Description of the task:
Quote from the first line below through the line that contains "plt.rcParams['font.family'] = ['Liberation Sans', 'Noto", both included, and leave the pictures out.

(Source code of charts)
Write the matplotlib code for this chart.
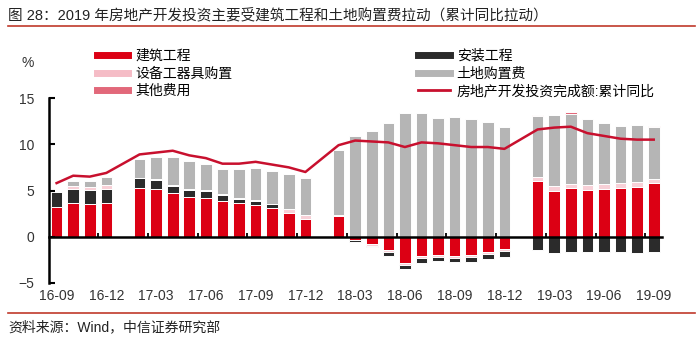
import numpy as np
import matplotlib.pyplot as plt
from matplotlib.lines import Line2D

plt.rcParams['font.family'] = ['Liberation Sans', 'Noto Sans CJK SC', 'DejaVu Sans']

months = ['16-09', '16-10', '16-11', '16-12', '17-01', '17-02', '17-03', '17-04',
          '17-05', '17-06', '17-07', '17-08', '17-09', '17-10', '17-11', '17-12',
          '18-01', '18-02', '18-03', '18-04', '18-05', '18-06', '18-07', '18-08',
          '18-09', '18-10', '18-11', '18-12', '19-01', '19-02', '19-03', '19-04',
          '19-05', '19-06', '19-07', '19-08', '19-09']
nan = np.nan
# 建筑工程
jz = [3.2, 3.6, 3.5, 3.6, nan, 5.3, 5.2, 4.7, 4.3, 4.2, 3.9, 3.6, 3.4, 3.1, 2.6, 1.9,
      nan, 2.2, -0.3, -0.8, -1.4, -2.8, -2.1, -2.0, -2.1, -2.0, -1.7, -1.3,
      nan, 6.0, 5.0, 5.3, 5.1, 5.2, 5.3, 5.4, 5.8]
# 安装工程
az = [1.6, 1.55, 1.6, 1.6, nan, 1.0, 0.9, 0.8, 0.8, 0.8, 0.6, 0.5, 0.5, 0.4, 0.0, 0.0,
      nan, 0.0, -0.15, -0.2, -0.4, -0.5, -0.5, -0.45, -0.5, -0.5, -0.55, -0.7,
      nan, -1.45, -1.8, -1.7, -1.6, -1.7, -1.7, -1.8, -1.7]
# 设备工器具购置
sb = [0.2, 0.35, 0.3, 0.35, nan, 0.1, 0.15, 0.1, 0.1, 0.1, 0.1, 0.05, 0.05, 0.05, 0.45, 0.4,
      nan, 0.1, -0.1, -0.15, -0.25, -0.2, -0.25, -0.15, -0.15, -0.2, -0.2, -0.2,
      nan, 0.45, 0.45, 0.35, 0.45, 0.55, 0.55, 0.55, 0.45]
# 土地购置费
td = [0.0, 0.5, 0.6, 0.9, nan, 2.0, 2.4, 3.0, 3.0, 2.8, 2.75, 3.15, 3.5, 3.6, 3.75, 4.0,
      nan, 7.1, 10.9, 11.4, 12.25, 13.4, 13.35, 12.8, 13.0, 12.7, 12.4, 11.85,
      nan, 6.65, 7.7, 7.65, 7.2, 6.6, 6.15, 6.1, 5.6]
# 其他费用
qt = [0.0, 0.0, 0.0, 0.0, nan, 0.0, 0.0, 0.0, 0.0, 0.0, 0.0, 0.0, 0.0, 0.0, 0.0, 0.0,
      nan, 0.0, 0.0, 0.0, 0.0, 0.0, 0.0, 0.0, 0.0, 0.0, 0.0, 0.0,
      nan, 0.05, 0.05, 0.15, 0.0, 0.0, 0.0, 0.0, 0.15]
# 房地产开发投资完成额:累计同比
total = [5.8, 6.6, 6.5, 6.9, nan, 8.9, 9.1, 9.3, 8.8, 8.5, 7.9, 7.9, 8.1, 7.8, 7.5, 7.0,
         nan, 9.9, 10.4, 10.3, 10.2, 9.7, 10.2, 10.1, 9.9, 9.7, 9.7, 9.5,
         nan, 11.6, 11.8, 11.9, 11.2, 10.9, 10.6, 10.5, 10.5]

c_jz, c_az, c_sb, c_td, c_qt = '#DC0014', '#2B2B2B', '#F8D0D7', '#B5B5B5', '#E2687A'
c_line = '#C8102E'

fig = plt.figure(figsize=(7, 3.4), dpi=100)
ax = fig.add_axes([49.3 / 700, 57 / 340, (662 - 49.3) / 700, (283 - 98) / 340])
x = np.arange(len(months))
w = 0.7

pos_order = [(jz, c_jz), (az, c_az), (sb, c_sb), (td, c_td), (qt, c_qt)]
neg_order = [(jz, c_jz), (sb, c_sb), (az, c_az), (td, c_td), (qt, c_qt)]

bottom = np.zeros(len(x))
for vals, col in pos_order:
    v = np.nan_to_num(np.array(vals))
    m = v > 0
    ax.bar(x[m], v[m], w, bottom=bottom[m], color=col, edgecolor='white', linewidth=0.7)
    bottom[m] += v[m]

bottom = np.zeros(len(x))
for vals, col in neg_order:
    v = np.nan_to_num(np.array(vals))
    m = v < 0
    ax.bar(x[m], v[m], w, bottom=bottom[m], color=col, edgecolor='white', linewidth=0.7)
    bottom[m] += v[m]

tot = np.array(total)
ok = ~np.isnan(tot)
ax.plot(x[ok], tot[ok], color=c_line, lw=1.8, zorder=3)

ax.set_xlim(-0.44, 36.5)
ax.set_ylim(-5, 15)
for s in ['top', 'right']:
    ax.spines[s].set_visible(False)
ax.spines['left'].set_linewidth(1.8)
ax.spines['bottom'].set_linewidth(1.8)
ax.spines['bottom'].set_position(('data', 0))
ax.spines['bottom'].set_zorder(4)

ax.set_yticks([-5, 0, 5, 10, 15])
ax.tick_params(axis='y', direction='in', length=4, width=1.5, labelsize=10,
               labelcolor='#333333', pad=11)
ax.set_xticks([])
ax.set_xticks(np.arange(2.5, 36, 3), minor=True)
ax.tick_params(axis='x', which='minor', direction='in', length=3, width=1.3)

sec = ax.secondary_xaxis('bottom')
sec.set_xticks(x[::3], labels=months[::3])
sec.tick_params(length=0, labelsize=10, labelcolor='#333333', pad=4)
sec.spines['bottom'].set_visible(False)

fig.text(28 / 700, 1 - 63 / 340, '%', fontsize=10, color='#333333', ha='center', va='center')

handles = [Line2D([], [], color=c_jz, lw=5), Line2D([], [], color='#F5BCC6', lw=5),
           Line2D([], [], color=c_qt, lw=5), Line2D([], [], color=c_az, lw=5),
           Line2D([], [], color=c_td, lw=5), Line2D([], [], color=c_line, lw=2)]
labels = ['建筑工程', '设备工器具购置', '其他费用', '安装工程', '土地购置费', '房地产开发投资完成额:累计同比']
fig.legend(handles, labels, ncol=2, loc='upper left', bbox_to_anchor=(97 / 700, 1 - 49 / 340),
           frameon=False, fontsize=10, handlelength=2.25, handletextpad=0.5,
           columnspacing=13.4, labelspacing=0.25, borderpad=0, borderaxespad=0)

fig.text(8 / 700, 1 - 15 / 340,
         '图 28：2019 年房地产开发投资主要受建筑工程和土地购置费拉动（累计同比拉动）',
         fontsize=10.5, color='#222222', ha='left', va='center')
fig.add_artist(Line2D([8 / 700, 695 / 700], [1 - 25.5 / 340] * 2, color='#C0392B', lw=1.2,
                      transform=fig.transFigure))
fig.add_artist(Line2D([8 / 700, 695 / 700], [1 - 313 / 340] * 2, color='#C0392B', lw=1.2,
                      transform=fig.transFigure))
fig.text(8 / 700, 1 - 327 / 340, '资料来源：Wind，中信证券研究部', fontsize=10,
         color='#222222', ha='left', va='center')

fig.savefig('out.png', dpi=100)
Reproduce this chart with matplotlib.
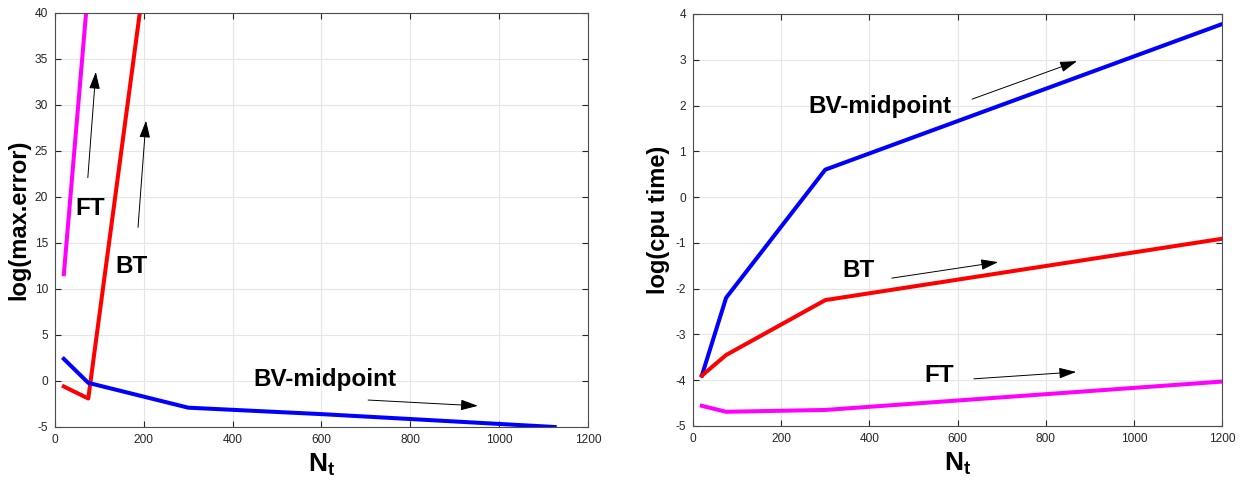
import numpy as np
import matplotlib
matplotlib.use("Agg")
import matplotlib.pyplot as plt

plt.rcParams['font.family'] = ['Liberation Sans', 'DejaVu Sans']
plt.rcParams['mathtext.fontset'] = 'custom'
plt.rcParams['mathtext.rm'] = 'Liberation Sans'
plt.rcParams['mathtext.bf'] = 'Liberation Sans:bold'
plt.rcParams['axes.unicode_minus'] = False

# left panel: log(max.error)
nt_ft_err = [20, 75]
ft_err = [11.6, 42.8]
nt_bt_err = [20, 75, 300]
bt_err = [-0.6, -1.9, 79.4]
nt_bv_err = [20, 75, 300, 600, 1125]
bv_err = [2.4, -0.2, -2.9, -3.6, -5.0]

# right panel: log(cpu time)
nt_cpu = [20, 75, 300, 1200]
bv_cpu = [-3.9, -2.2, 0.6, 3.78]
bt_cpu = [-3.9, -3.45, -2.25, -0.91]
ft_cpu = [-4.56, -4.69, -4.65, -4.03]

grid_col = '#e6e6e6'
tick_col = '#262626'
lw = 2.9

fig = plt.figure(figsize=(12.46, 4.86), dpi=100)
ax1 = fig.add_axes([0.0441, 0.1214, 0.4278, 0.8519])
ax2 = fig.add_axes([0.5562, 0.1235, 0.4246, 0.8477])


def style(ax):
    ax.grid(True, color=grid_col, lw=0.8)
    ax.set_axisbelow(True)
    ax.tick_params(direction='in', top=True, right=True, labelsize=8.6,
                   colors=tick_col, length=4, width=0.8, pad=5)
    for s in ax.spines.values():
        s.set_color('#4d4d4d')
        s.set_linewidth(0.8)


def arrow(ax, x0, y0, x1, y1):
    ax.annotate('', xy=(x1, y1), xytext=(x0, y0),
                arrowprops=dict(arrowstyle='-|>,head_length=0.7,head_width=0.22',
                                color='black', lw=0.7,
                                mutation_scale=15, shrinkA=0, shrinkB=0))


# left
ax1.plot(nt_ft_err, ft_err, color='magenta', lw=lw)
ax1.plot(nt_bt_err, bt_err, color='red', lw=lw)
ax1.plot(nt_bv_err, bv_err, color='blue', lw=lw)
ax1.set_xlim(0, 1200)
ax1.set_ylim(-5, 40)
ax1.set_xticks(np.arange(0, 1201, 200))
ax1.set_yticks(np.arange(-5, 41, 5))
style(ax1)
ax1.set_xlabel(r'$\mathbf{N_t}$', fontsize=19, labelpad=4)
ax1.set_ylabel('log(max.error)', fontsize=17, fontweight='bold', labelpad=3)
ax1.text(80, 18.7, 'FT', fontsize=17.5, fontweight='bold', ha='center', va='center')
ax1.text(173, 12.4, 'BT', fontsize=17.5, fontweight='bold', ha='center', va='center')
ax1.text(608, 0.2, 'BV-midpoint', fontsize=17.5, fontweight='bold', ha='center', va='center')
arrow(ax1, 74, 22.1, 92, 33.6)
arrow(ax1, 187, 16.7, 205, 28.3)
arrow(ax1, 705, -2.07, 952, -2.7)

# right
ax2.plot(nt_cpu, bv_cpu, color='blue', lw=lw)
ax2.plot(nt_cpu, bt_cpu, color='red', lw=lw)
ax2.plot(nt_cpu, ft_cpu, color='magenta', lw=lw)
ax2.set_xlim(0, 1200)
ax2.set_ylim(-5, 4)
ax2.set_xticks(np.arange(0, 1201, 200))
ax2.set_yticks(np.arange(-5, 5, 1))
style(ax2)
ax2.set_xlabel(r'$\mathbf{N_t}$', fontsize=19, labelpad=4)
ax2.set_ylabel('log(cpu time)', fontsize=17, fontweight='bold', labelpad=4)
ax2.text(424, 1.97, 'BV-midpoint', fontsize=17.5, fontweight='bold', ha='center', va='center')
ax2.text(375, -1.61, 'BT', fontsize=17.5, fontweight='bold', ha='center', va='center')
ax2.text(559, -3.89, 'FT', fontsize=17.5, fontweight='bold', ha='center', va='center')
arrow(ax2, 633, 2.14, 871, 2.97)
arrow(ax2, 451, -1.77, 692, -1.42)
arrow(ax2, 637, -3.97, 869, -3.82)

fig.savefig('out.png', dpi=100)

Exercise output:
Write the matplotlib code for this chart.
import numpy as np
import matplotlib.pyplot as plt
from matplotlib.lines import Line2D

plt.rcParams['font.family'] = ['Liberation Sans', 'Noto Sans CJK SC', 'DejaVu Sans']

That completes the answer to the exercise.